Ho incontrato il Laparo alcuni anni fa, quando, per aiutare una giovane iscritta all'Università di Roma nella sua tesi sul culto mariano in Sicilia nel '600, con particolare riferimento a Gibilmanna, ho dovuto fare ricerche presso la biblioteca di Gibilmanna, del Convento Cappuccini di Castelbuono e presso quello di Messina. In queste ricerche mi sono imbattuto sia sul culto di santa Felicita sia sul nome di Laparo. Allora la questione non poteva che interessarmi che come curiosità. Me ne sono ricordato l'altra sera e l'ho scritto, tutto qua.

Nella speranza di essere smentito, come è facile con chi si affida a ricordi di anni, sarebbe opportuno cercare in Amico e Statella, Storia della Sicilia dal 1556...Comunque non credo che l'argomento meriti altra attenzione.

Certo sarebbe il caso che reagissi diversamente al suo livore di accademico offeso, ma credo più opportuno dedicarmi a più edificanti riflessioni, visto che i miei dubbi non possono smuovere la granitica convinzione di essere in possesso di verità e non di semplici opinioni, come secoli di sapienza hanno insegnato.

Comunque, sempre cordialmente, Angelo Sciortino.

Adesso sì che parliamo la stessa lingua!

Le chiedo scusa se le sono apparso arrogante, ma le sue riflessioni nei miei confronti non sono state da meno.
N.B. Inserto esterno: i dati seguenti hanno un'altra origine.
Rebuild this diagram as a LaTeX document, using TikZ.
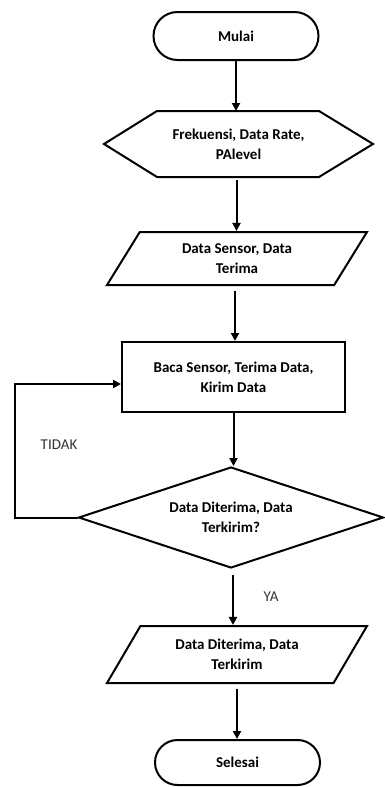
\documentclass[tikz,border=0pt]{standalone}
\usepackage{fontspec}
\setmainfont{Carlito}
\usetikzlibrary{positioning,calc,arrows.meta,shapes.geometric,shapes.misc}

\begin{document}
\begin{tikzpicture}[x=1pt, y=-1pt, line width=2pt,
	box/.style={draw, align=center, font=\fontsize{15}{20}\selectfont\bfseries, inner sep=2pt},
	term/.style={box, rounded rectangle, minimum width=169pt, minimum height=48pt},
	io/.style={box, trapezium, trapezium left angle=46, trapezium right angle=134, trapezium stretches body, minimum width=260pt},
	arr/.style={-{Triangle[length=8pt, width=8pt]}},
	lbl/.style={font=\fontsize{15}{20}\selectfont, text=black!80}]
	\useasboundingbox (0,0) rectangle (384,787);

	\node[term] (mulai) at (236, 36) {Mulai};
	\node[align=center, font=\fontsize{15}{20}\selectfont\bfseries, minimum width=267pt, minimum height=64pt] (param) at (238.5, 144) {Frekuensi, Data Rate,\\PAlevel};
	\draw (param.west) -- ($(param.north west)+(53,0)$) -- ($(param.north east)+(-54,0)$) -- (param.east)
		-- ($(param.south east)+(-54,0)$) -- ($(param.south west)+(53,0)$) -- cycle;
	\node[io, minimum height=53pt] (input) at (237, 258.5) {Data Sensor, Data\\Terima};
	\node[box, minimum width=223pt, minimum height=70pt] (proses) at (233.5, 377) {Baca Sensor, Terima Data,\\Kirim Data};
	\node[box, diamond, aspect=3, minimum width=305pt, minimum height=101pt] (cek) at (231, 517.5) {Data Diterima, Data\\Terkirim?};
	\node[io, minimum height=57pt] (output) at (237, 654.5) {Data Diterima, Data\\Terkirim};
	\node[term, minimum height=45pt] (selesai) at (237.5, 762.5) {Selesai};

	\coordinate (balik) at (15, 517.5);
	\node[lbl] (tidak) at (59, 445) {TIDAK};
	\node[lbl] (ya) at (271, 597) {YA};

	\draw[arr] (mulai.south) -- (mulai.south |- param.north);
	\draw[arr, shorten <=3pt] ([xshift=-2pt]param.south) -- ([xshift=-2pt]param.south |- input.north);
	\draw[arr, shorten <=5pt] ([xshift=-2pt]input.south) -- ([xshift=-2pt]input.south |- proses.north);
	\draw[arr] (proses.south) -- (proses.south |- cek.north);
	\draw[arr, shorten <=6pt] ([xshift=2pt]cek.south) -- ([xshift=2pt]cek.south |- output.north);
	\draw[arr, shorten <=5pt] (output.south) -- (output.south |- selesai.north);
	\draw[arr] (cek.west) -- (balik) |- ([yshift=-7pt]proses.west);
\end{tikzpicture}
\end{document}
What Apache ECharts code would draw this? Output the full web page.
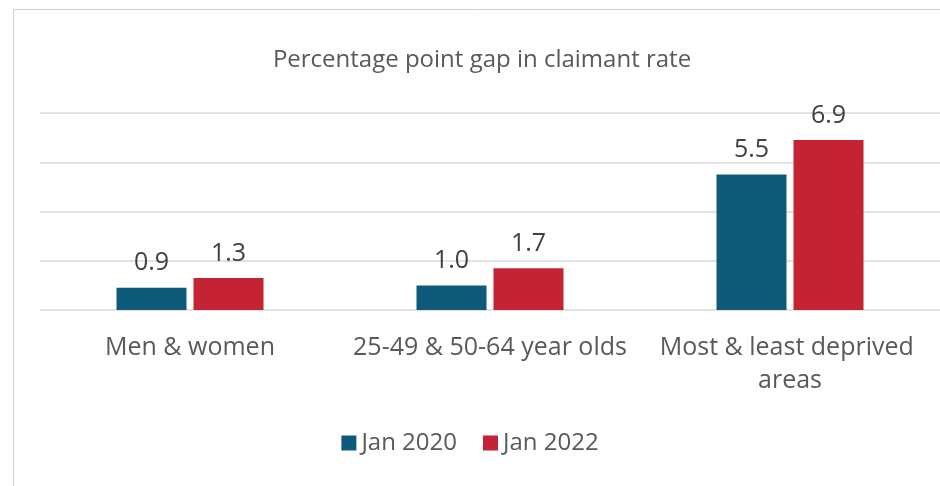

Chi mi conosce sa che non mi offendo facilmente e anzi sono ben lieto di essere smentito quando le controdeduzioni sono supportate da prove o anche da argomentazioni più convincenti delle mie.
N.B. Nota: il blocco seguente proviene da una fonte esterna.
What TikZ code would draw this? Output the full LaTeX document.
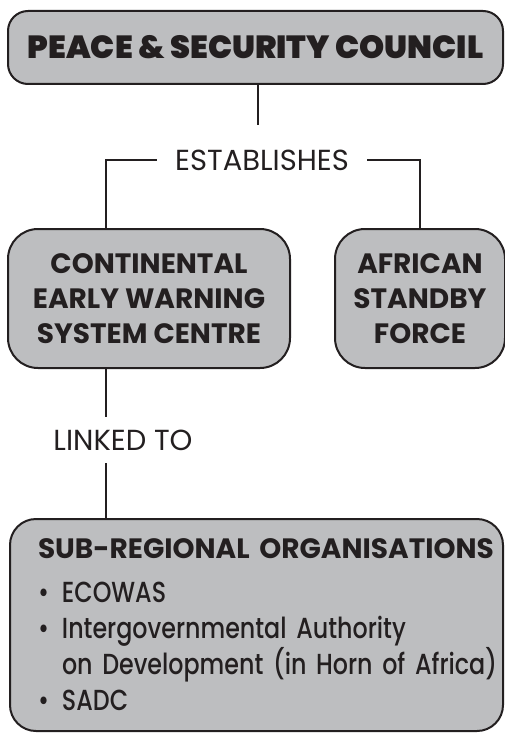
\documentclass[tikz,border=0pt]{standalone}
\usepackage{fontspec}
\setmainfont{Poppins}
\newfontfamily\heavyfont{Poppins Black}
\newfontfamily\medfont{Poppins Medium}[FakeStretch=0.82]
\usetikzlibrary{positioning}
\definecolor{boxgrey}{HTML}{BDBEC0}
\definecolor{ink}{HTML}{231F20}
\tikzset{
  organ/.style={draw=ink, fill=boxgrey, line width=2pt, rounded corners=#1,
    inner sep=0pt, text=ink, align=center},
  organ/.default=24pt,
  link/.style={draw=ink, line width=2pt},
  verb/.style={inner sep=0pt, text=ink, font=\fontsize{29}{32}\selectfont}
}

\begin{document}
\begin{tikzpicture}[x=1pt,y=-1pt]
   \useasboundingbox (0,0) rectangle (504,733);
   % council and what it sets up
   \node[organ=20pt, minimum width=495pt, minimum height=73pt,
         font=\heavyfont\fontsize{32}{36}\selectfont] (psc) at (255.5,47.5)
         {PEACE \& SECURITY COUNCIL};
   \coordinate (fork) at ([yshift=-40pt,xshift=2.5pt]psc.south);
   \node[verb, minimum width=210pt, minimum height=30pt] (est) at (262,160) {ESTABLISHES};
   \node[organ=30pt, minimum width=282pt, minimum height=139pt,
         font=\bfseries\fontsize{28}{35}\selectfont] (cews) at (149,298.5)
         {CONTINENTAL\\EARLY WARNING\\SYSTEM CENTRE};
   \node[organ=30pt, minimum width=170pt, minimum height=139pt,
         font=\bfseries\fontsize{28}{35}\selectfont] (asf) [right=43pt of cews]
         {AFRICAN\\STANDBY\\FORCE};
   \node[verb, minimum height=46pt] (lnk) at (123,440) {LINKED TO};
   \node[organ=26pt, minimum width=493pt, minimum height=212pt, align=left,
         text width=437pt, font=\medfont\fontsize{29}{36}\selectfont] (sro) at (256.5,625)
         {\mbox{\normalfont\bfseries\fontsize{28}{36}\selectfont SUB-REGIONAL ORGANISATIONS}\\[8pt]
          \makebox[24pt][l]{\textbullet}ECOWAS\\
          \mbox{\makebox[24pt][l]{\textbullet}Intergovernmental Authority}\\
          \mbox{\hspace*{24pt}on Development (in Horn of Africa)}\\
          \makebox[24pt][l]{\textbullet}SADC};

   \draw[link] (fork |- psc.south) -- (fork);
   \draw[link] (est.west) -| ([xshift=99pt]cews.north west);
   \draw[link] (est.east) -| (asf.north);
   \coordinate (lx) at ([xshift=99pt]cews.south west);
   \draw[link] (lx) -- (lnk.north -| lx);
   \draw[link] (lnk.south -| lx) -- (sro.north -| lx);
\end{tikzpicture}
\end{document}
La notizia che ci da è interessantissima e meriterebbe un approfondimento, penso che non solo io ma nessun altro sia a conoscenza di questa inedita notizia. Se magari potesse darmi dei riferimenti più precisi visto che ormai mi sono dedicato all'argomento, anche se ripeto io non sono uno studioso nè di pittura nè di Settecento, e questa mia premessa avrebbe dovuto risparmiarmi almeno parte delle sue critiche.

Però una cosa ci tengo a dire, quando mi accingo ad analizzare un'opera da un punto di vista storico, iconografico, iconologico e stilistico penso di possedere gli strumenti per andare oltre alla lettura personale, e poi se tutti e se gli storici dell'arte presenti alla serata concordavamo sui giudizi e sulle derivazioni dell'opera penso che qualcosa voglia dire.
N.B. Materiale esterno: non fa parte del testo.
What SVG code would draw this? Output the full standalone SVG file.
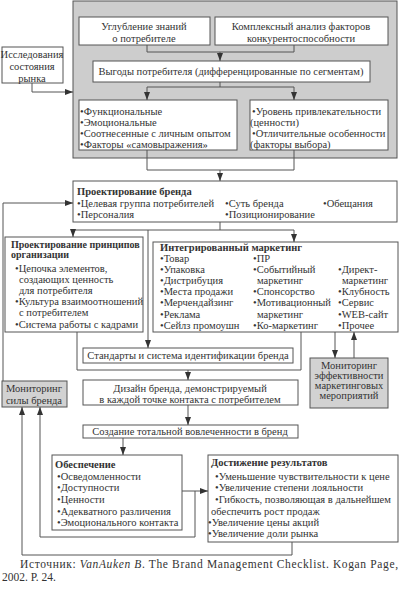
<svg xmlns="http://www.w3.org/2000/svg" width="400" height="607" viewBox="0 0 400 607">
<style>
text{font-family:"Liberation Serif","DejaVu Serif",serif;font-size:10.5px;fill:#333}
.b{font-weight:bold}
.c{text-anchor:middle}
.box{fill:#fff;stroke:#555;stroke-width:1}
.gray{fill:#cdcdcd;stroke:#555;stroke-width:1}
.mon{fill:#d2d2d2;stroke:#555;stroke-width:1}
.ln{fill:none;stroke:#555;stroke-width:1}
.ar{fill:none;stroke:#555;stroke-width:1;marker-end:url(#ah)}
</style>
<defs>
<marker id="ah" viewBox="0 0 8 8" refX="8" refY="4" markerWidth="8" markerHeight="8" markerUnits="userSpaceOnUse" orient="auto">
<path d="M0,1 L8,4 L0,7 Z" fill="#333"/>
</marker>
</defs>
<rect width="400" height="607" fill="#fff"/>

<g id="block-top">
<rect class="gray" x="73" y="1" width="324" height="157"/>
</g>
<g id="n-knowledge">
<rect class="box" x="79" y="17" width="131" height="28"/>
<text class="c" x="144" y="30">Углубление знаний</text>
<text class="c" x="144" y="42">о потребителе</text>
</g>
<g id="n-analysis">
<rect class="box" x="215" y="17" width="173" height="28"/>
<text class="c" x="301" y="30">Комплексный анализ факторов</text>
<text class="c" x="301" y="42">конкурентоспособности</text>
</g>
<g id="n-benefits">
<rect class="box" x="93" y="61" width="277" height="21"/>
<text class="c" x="231" y="75">Выгоды потребителя (дифференцированные по сегментам)</text>
</g>
<g id="n-research">
<rect class="box" x="2" y="47" width="61" height="36"/>
<text class="c" x="32" y="58">Исследования</text>
<text class="c" x="32" y="70">состояния</text>
<text class="c" x="32" y="82">рынка</text>
</g>
<g id="n-benefit-types">
<rect class="box" x="79" y="100" width="158" height="50"/>
<text x="80" y="115">•Функциональные</text>
<text x="80" y="126">•Эмоциональные</text>
<text x="80" y="137">•Соотнесенные с личным опытом</text>
<text x="80" y="148">•Факторы «самовыражения»</text>
</g>
<g id="n-attractiveness">
<rect class="box" x="250" y="100" width="138" height="50"/>
<text x="252" y="115">•Уровень привлекательности</text>
<text x="250" y="126">(ценности)</text>
<text x="252" y="137">•Отличительные особенности</text>
<text x="250" y="148">(факторы выбора)</text>
</g>
<g id="n-brand-design">
<rect class="box" x="73" y="181" width="324" height="41"/>
<text class="b" x="77" y="195">Проектирование бренда</text>
<text x="77" y="207">•Целевая группа потребителей</text>
<text x="225" y="207">•Суть бренда</text>
<text x="323" y="207">•Обещания</text>
<text x="77" y="218">•Персоналия</text>
<text x="225" y="218">•Позиционирование</text>
</g>
<g id="n-org">
<rect class="box" x="5" y="237" width="138" height="95"/>
<text class="b" x="11" y="248" style="font-size:10px">Проектирование принципов</text>
<text class="b" x="11" y="258" style="font-size:10px">организации</text>
<text x="15" y="272">•Цепочка элементов,</text>
<text x="19" y="283">создающих ценность</text>
<text x="19" y="294">для потребителя</text>
<text x="15" y="305">•Культура взаимоотношений</text>
<text x="19" y="316">с потребителем</text>
<text x="15" y="328">•Система работы с кадрами</text>
</g>
<g id="n-imc">
<rect class="box" x="153" y="242" width="245" height="90"/>
<text class="b" x="160" y="251">Интегрированный маркетинг</text>
<text x="160" y="262">•Товар</text>
<text x="160" y="273">•Упаковка</text>
<text x="160" y="284">•Дистрибуция</text>
<text x="160" y="295">•Места продажи</text>
<text x="160" y="306">•Мерчендайзинг</text>
<text x="160" y="318">•Реклама</text>
<text x="160" y="329">•Сейлз промоушн</text>
<text x="253" y="262">•ПР</text>
<text x="253" y="273">•Событийный</text>
<text x="257" y="284">маркетинг</text>
<text x="253" y="295">•Спонсорство</text>
<text x="253" y="306">•Мотивационный</text>
<text x="257" y="318">маркетинг</text>
<text x="253" y="329">•Ко-маркетинг</text>
<text x="338" y="273">•Директ-</text>
<text x="342" y="284">маркетинг</text>
<text x="338" y="295">•Клубность</text>
<text x="338" y="306">•Сервис</text>
<text x="338" y="318">•WEB-сайт</text>
<text x="338" y="329">•Прочее</text>
</g>
<g id="n-standards">
<rect class="box" x="83" y="348" width="210" height="15"/>
<text class="c" x="188" y="359">Стандарты и система идентификации бренда</text>
</g>
<g id="n-monitor-eff">
<rect class="mon" x="310" y="358" width="78" height="50"/>
<text class="c" x="349" y="369">Мониторинг</text>
<text class="c" x="349" y="379">эффективности</text>
<text class="c" x="349" y="389">маркетинговых</text>
<text class="c" x="349" y="399">мероприятий</text>
</g>
<g id="n-design">
<rect class="box" x="83" y="380" width="215" height="25"/>
<text class="c" x="190" y="392">Дизайн бренда, демонстрируемый</text>
<text class="c" x="190" y="403">в каждой точке контакта с потребителем</text>
</g>
<g id="n-monitor-strength">
<rect class="mon" x="2" y="381" width="65" height="26"/>
<text class="c" x="34" y="392">Мониторинг</text>
<text class="c" x="34" y="404">силы бренда</text>
</g>
<g id="n-involvement">
<rect class="box" x="83" y="425" width="215" height="13"/>
<text class="c" x="190" y="435">Создание тотальной вовлеченности в бренд</text>
</g>
<g id="n-provision">
<rect class="box" x="52" y="455" width="130" height="75"/>
<text class="b" x="55" y="468">Обеспечение</text>
<text x="57" y="480">•Осведомленности</text>
<text x="57" y="491">•Доступности</text>
<text x="57" y="503">•Ценности</text>
<text x="57" y="515">•Адекватного различения</text>
<text x="57" y="526">•Эмоционального контакта</text>
</g>
<g id="n-results">
<rect class="box" x="208" y="455" width="190" height="87"/>
<text class="b" x="211" y="466">Достижение результатов</text>
<text x="215" y="480">•Уменьшение чувствительности к цене</text>
<text x="215" y="491">•Увеличение степени лояльности</text>
<text x="215" y="503">•Гибкость, позволяющая в дальнейшем</text>
<text x="211" y="515">обеспечить рост продаж</text>
<text x="208" y="526">•Увеличение цены акций</text>
<text x="208" y="537">•Увеличение доли рынка</text>
</g>

<g id="connectors">
<path class="ln" d="M147,45 V52 H294 V45"/>
<path class="ar" d="M220,52 V61"/>
<path class="ln" d="M220,82 V87 M147,87 H294"/>
<path class="ar" d="M147,87 V100"/>
<path class="ar" d="M294,87 V100"/>
<path class="ar" d="M32,83 V92 H73"/>
<path class="ln" d="M147,150 V170 H294 V150"/>
<path class="ar" d="M220,170 V181"/>
<path class="ar" d="M3,381 V203 H73"/>
<path class="ln" d="M220,222 V230 M73,230 H294"/>
<path class="ar" d="M73,230 V237"/>
<path class="ar" d="M294,230 V242"/>
<path class="ar" d="M148,230 V348"/>
<path class="ln" d="M77,332 V370 H301 V332"/>
<path class="ar" d="M188,370 V380"/>
<path class="ar" d="M335,332 V358"/>
<path class="ar" d="M354,358 V332"/>
<path class="ar" d="M188,405 V425"/>
<path class="ar" d="M123,438 V455"/>
<path class="ar" d="M182,491 H208"/>
<path class="ar" d="M195,491 V537 H40 V407"/>
<path class="ar" d="M292,542 V555 H22 V407"/>
</g>

<g id="source">
<text x="20" y="568" style="font-size:11.5px" textLength="378" lengthAdjust="spacing">Источник: <tspan font-style="italic">VanAuken B</tspan>. The Brand Management Checklist. Kogan Page,</text>
<text x="2" y="581" style="font-size:11.5px">2002. P. 24.</text>
</g>
</svg>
Io rimango disponibile anche ad incontrarla per chiarirci meglio e per approfondire le sue rivelazioni.

Non volevo offenderla e quel qualcuno l'ho usato proprio per non dare ai lettori un riferimento preciso a lei. Non le suoni, perciò, un offensivo disconoscimento del suo impegno di studioso. In ogni caso, anch'io le chiedo scusa se inconsapevolmente l'ho offeso.

Per quanto riguarda la ricerca, stasera stessa chiederò una copia della tesi della quale ho parlato. In essa, infatti, sono contenuti, in nota, tutti i riferimenti alle fonti consultate. Le confesso che i miei impegni del momento non mi consentono di ripetere le ricerche e pertanto ho dovuto scegliere questa soluzione. Sarà mia premura, quando la riceverò, di farle avere la tesi.

Credo, anche in assenza di queste fonti, che non si può parlare dell'influenza del Baronio in Sicilia, se non si tiene conto dello scontro tra il re Filippo III e il Papato. In quella occasione il Baronio nei libri XI e XII dei suoi Annali ecclesiastici prese posizione contro il Re, negando persino la veridicità della Legazia Apostolica concessa dal Papa a Ruggero. Per questa ragione la lettura dei due libri fu vietata in Sicilia da un decreto reale, controfirmato dal cardinale Doria di Palermo.

Quindi un momento particolarmente difficile. Sorge spontanea la curiosità di sapere come si schierò il Bordonaro fra i due regnant in lite. Specialmente dopo che Cefalù aveva dovuto accettare come vescovo il catanese Nicolò Stizia nel 1593 (?), nominato da Filippo II. Un momento difficile da decifrare, anche confortati da fonti documentali, che, anche se provano fatti, difficilmente ci danno la possibilità di ricostruire le intenzioni vere degli uomini e se le loro azioni sono state dettate dalla loro debolezza o dalla loro forza di carattere. E lo stesso vale per gli artisti. Chi voleva ingraziarsi il Laparo o il suo committente?

Comunque mi fermo, perché le mie sarebbero soltanto ipotesi e, anche se meritano approfondimenti e prove, in questa sede trattarne annoierebbe i lettori.

Le farò avere, con la mail da lei fornita al blog, il mio indirizzo email e il mio numero di cellulare, per fissare un incontro per i primi di settembre e in quell'occasione spero di essere in possesso della tesi e di consegnargliela personalmente.